Crema di nocciola e vaniglia con gelatina di cotogne, fichi e alchechengi - Hazelnut and vanilla verrines with quince jelly, figs and cape gooseberry… or with alpine strawberries
Crema di nocciola e vaniglia con gelatina di cotogne, fichi e alchechengi
A few days ago I was in Christchurch where I bought some hazelnut flour (Hazelz). I love hazelnuts!
For 4 verrines I used:
3 tbps sugar
1 tbsp (level) cornflour
400 ml full cream milk
1 drop real vanilla essence
1 tbsp (heap) hazelnut flour
1 tbsp Frangelico liquor
for the topping
4-8 tbsp quince jelly (see below)
figs and cape gooseberries to decorate
In a pot mix the eggs with sugar and cornflour and add the milk little by little. Simmer stirring constantly until a custard form, then add the vanilla essence. Pour 200 ml of this custard into a measuring jug (I used the same one I used for the milk) and set aside, then put the hazelnut flour and Frangelico into the remaining custard and stir well. Fill four verrines or glasses with the hazelnut cream (this will be quite thick) and then pour the (thinner) vanilla custard on top. Let it cool down then add the quince jelly. I made the quince jelly by cooking the quinces and then straining the juice overnight in a jelly bag (actually, I use a clean pillowcase that I keep just for jellies) hung over a bowl. Don't squeeze the bag or the jelly will be cloudy. Usually for thick jellies I measure the liquid, add the same amount of sugar and bring back to the boil, but here I only used half the quantity of sugar and I got a soft, almost 'liquid' jelly, good to pour over desserts like this. A tbsp or two per glass will give you a nice covering. Refrigerate. Before serving decorate with slices of figs and cape gooseberries.
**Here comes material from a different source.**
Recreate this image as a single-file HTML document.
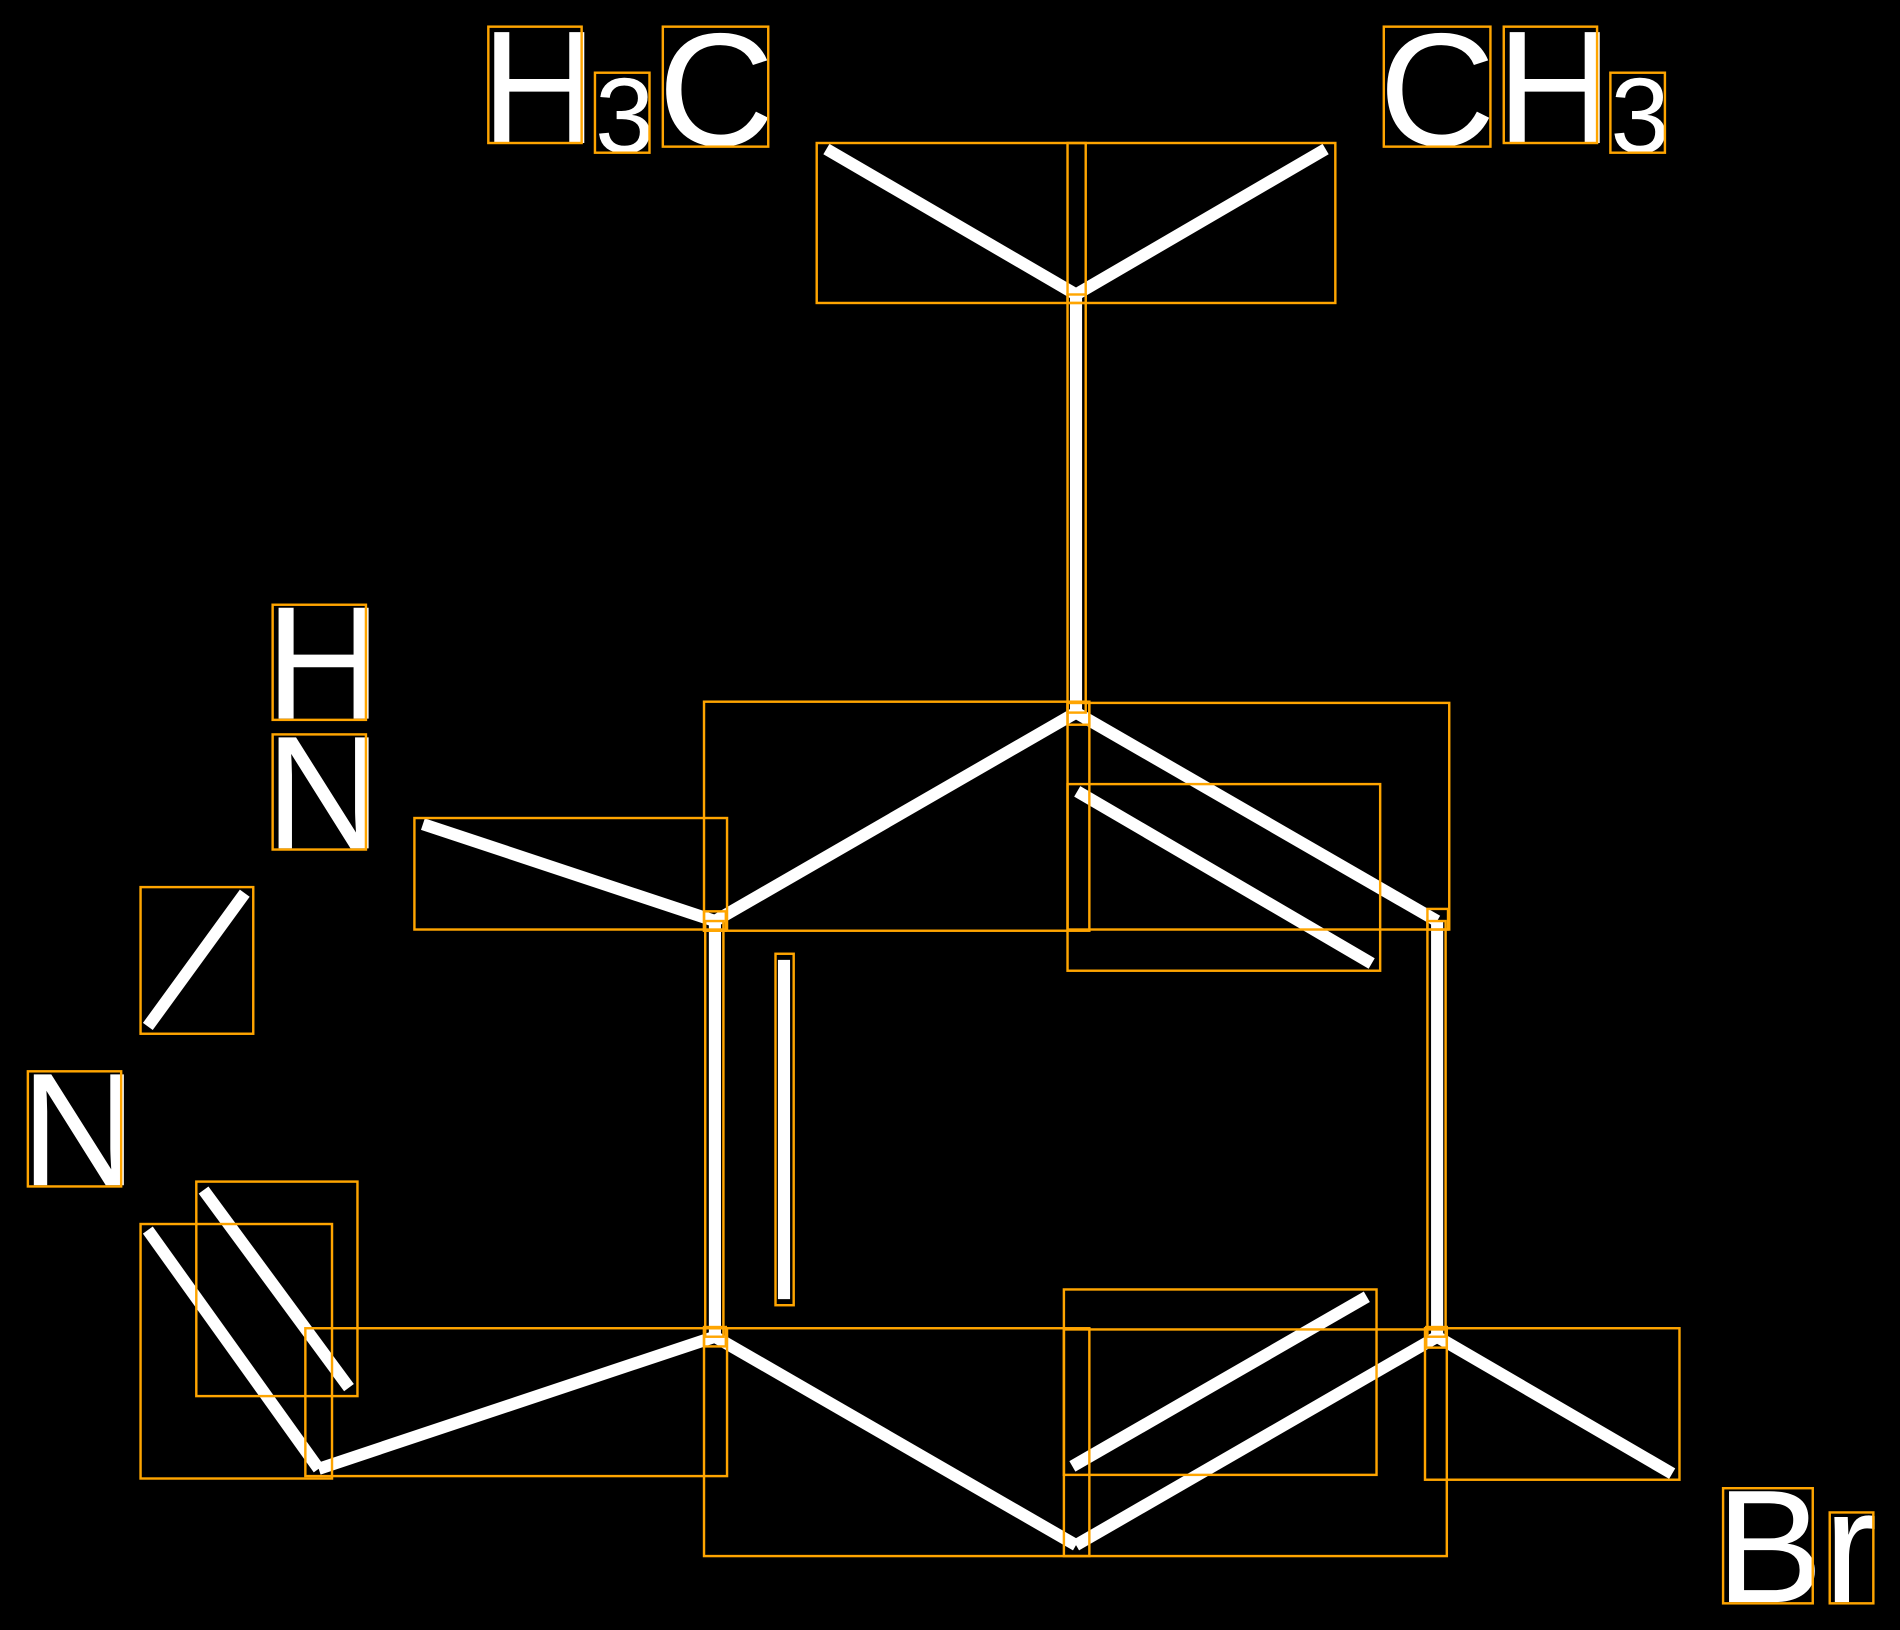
<!DOCTYPE html>
<html><head><meta charset="utf-8"><style>html,body{margin:0;padding:0;background:#000}svg{display:block}</style></head>
<body>
<svg width="1900" height="1630" viewBox="0 0 1568 1345" preserveAspectRatio="none" xmlns="http://www.w3.org/2000/svg">
<rect width="1568" height="1345" fill="#000"/>
<g stroke="#fff" stroke-width="10" fill="none">
<line x1="682" y1="123" x2="888" y2="243"/>
<line x1="888" y1="243" x2="1094" y2="123"/>
<line x1="888" y1="243" x2="888" y2="588"/>
<line x1="590" y1="760" x2="888" y2="588"/>
<line x1="888" y1="588" x2="1186" y2="760"/>
<line x1="889" y1="653" x2="1132" y2="795"/>
<line x1="590" y1="760" x2="590" y2="1103"/>
<line x1="647" y1="792" x2="647" y2="1072"/>
<line x1="1186" y1="760" x2="1186" y2="1103"/>
<line x1="590" y1="1103" x2="888" y2="1275"/>
<line x1="888" y1="1275" x2="1186" y2="1103"/>
<line x1="885" y1="1210" x2="1128" y2="1070"/>
<line x1="1186" y1="1103" x2="1380" y2="1216"/>
<line x1="590" y1="760" x2="349" y2="680"/>
<line x1="590" y1="1103" x2="263" y2="1212"/>
<line x1="263" y1="1212" x2="122" y2="1015"/>
<line x1="168" y1="982" x2="288" y2="1145"/>
<line x1="122" y1="847" x2="202" y2="737"/>
</g>
<g fill="#fff" font-family="Liberation Sans, sans-serif" font-size="133">
<text x="397" y="118">H</text>
<text x="491" y="126" font-size="88">3</text>
<text x="543" y="120">C</text>
<text x="1138" y="120">C</text>
<text x="1235" y="118">H</text>
<text x="1329" y="126" font-size="88">3</text>
<text x="219" y="593">H</text>
<text x="219" y="700">N</text>
<text x="17" y="978">N</text>
<text x="1416" y="1322">B</text>
<text x="1505" y="1322">r</text>
</g>
<g stroke="#FFA500" stroke-width="2" fill="none">
<rect x="403" y="22" width="77" height="96"/>
<rect x="491" y="60" width="45" height="66"/>
<rect x="547" y="22" width="87" height="99"/>
<rect x="1142" y="22" width="88" height="99"/>
<rect x="1241" y="22" width="77" height="96"/>
<rect x="1329" y="60" width="45" height="66"/>
<rect x="674" y="118" width="428" height="132"/>
<rect x="881" y="118" width="15" height="132"/>
<rect x="881" y="243" width="15" height="345"/>
<rect x="581" y="579" width="318" height="189"/>
<rect x="881" y="580" width="315" height="187"/>
<rect x="881" y="647" width="258" height="154"/>
<rect x="342" y="675" width="258" height="92"/>
<rect x="225" y="499" width="77" height="95"/>
<rect x="225" y="606" width="77" height="95"/>
<rect x="116" y="732" width="93" height="121"/>
<rect x="23" y="884" width="77" height="95"/>
<rect x="162" y="975" width="133" height="177"/>
<rect x="116" y="1010" width="158" height="210"/>
<rect x="252" y="1096" width="348" height="122"/>
<rect x="581" y="1096" width="318" height="188"/>
<rect x="878" y="1097" width="316" height="187"/>
<rect x="878" y="1064" width="258" height="153"/>
<rect x="1176" y="1096" width="210" height="125"/>
<rect x="640" y="787" width="15" height="290"/>
<rect x="582" y="760" width="15" height="343"/>
<rect x="1178" y="760" width="15" height="343"/>
<rect x="581" y="752" width="18" height="16"/>
<rect x="1178" y="750" width="17" height="17"/>
<rect x="881" y="580" width="18" height="18"/>
<rect x="581" y="1095" width="18" height="16"/>
<rect x="1177" y="1095" width="17" height="17"/>
<rect x="1422" y="1228" width="74" height="95"/>
<rect x="1510" y="1248" width="36" height="75"/>
</g>
</svg>
</body></html>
For this dessert instead I didn't use quince jelly but I just added some alpine strawberries and some Fresh As raspberry powder. For decorations I used some (edible) pansies. While the first verrines were very 'Autumn', this one was more like a 'fruits of the forest', it reminded me of foraging in the mountains in Italy for alpine strawberries, raspberries and hazelnuts. It works really well.
But who ate what? Max got this one, and we had the other three, all delicious!